A few weeks ago, the fate of "The Dark Tower" adaptation was up in the air. Warner Brothers was kicking around the idea of having Russell Crowe headline it, but first, the studio needed to decide if it wanted to go ahead with the project at all. That decision how now been made, and it's bad news for Stephen King fans, as it has passed on the idea altogether.
While the studio did not officially state its reasons, it's possible it balked at the hugely ambitious project, which is being pitched by producers Brian Glazer and Ron Howard as a sprawling, multi-media event. Not only would it encompass a trio of films, but also a couple of mini-series in order to deliver the breadth of King's seven part novel.
Such an investment and financial commitment would involve a huge risk for any studio, especially since it would likely carry an R-rating in order to remain faithful to the source material. Universal already passed on the project last year, which is how it ended up at Warner Brothers, who had been mulling the project over for months.
While this isn't a death blow to the project--Howard and Glazer can now shop it to other suitors--it is a bit of a stumbling block. The project is unlike anything ever conceived, and, even in this age where studios are looking to set up franchises, this seems like a huge risk.
A glimmer of hope has emerged in the form of Media Rights Capital, as Deadline is reporting that the production house has entered talks to finance the project in the wake of this news.
Not all is lost for King fans, however, as WB still has both "It" and "The Stand" in development. Cary Fukunaga is set to helm a two-part adaptation of the former, while Ben Affleck has been attached to the latter.
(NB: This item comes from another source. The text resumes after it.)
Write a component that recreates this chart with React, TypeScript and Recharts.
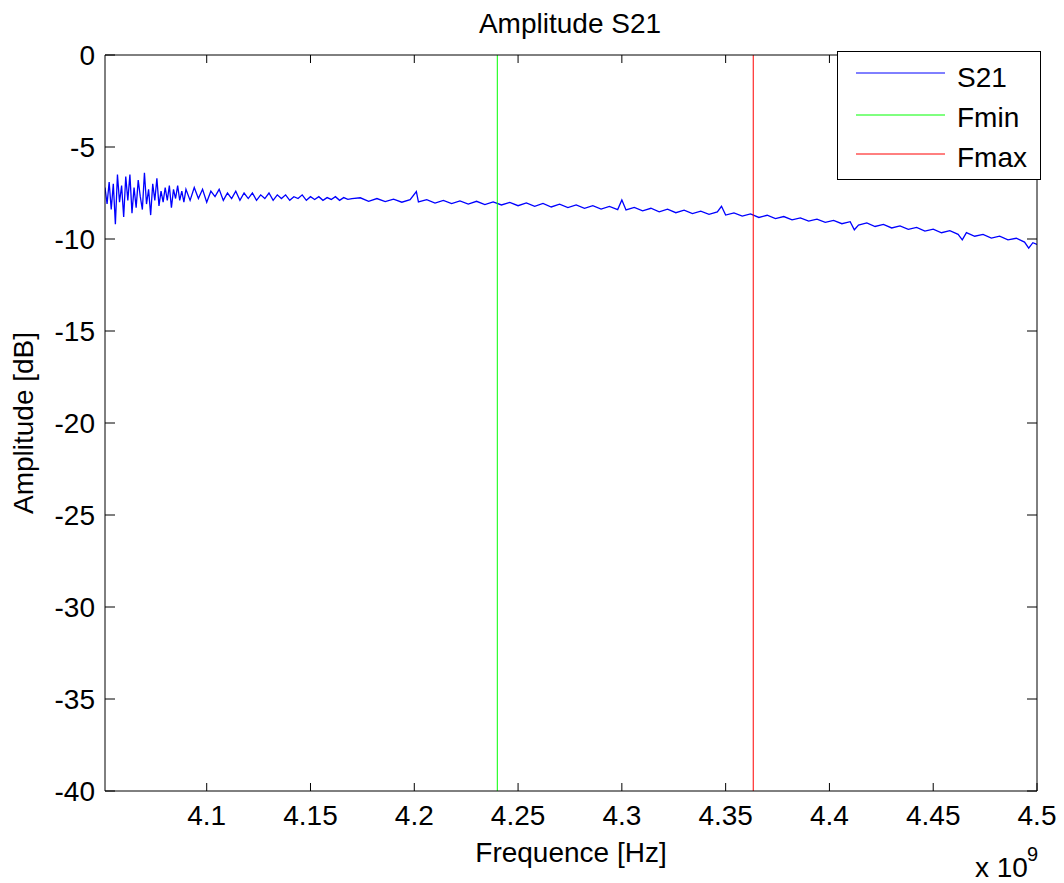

Of course, the studio has also shown interest in having Affleck direct its Justice League film as well, so even "The Stand" might be on shaky ground.
Even if those two films do make it to theaters, though, it's a bit of a shame that they won't be able to intertwine with "The Dark Tower"; King's epic series features numerous references to his own universe, and it would have been a boon to see all of these projects in development under the same roof.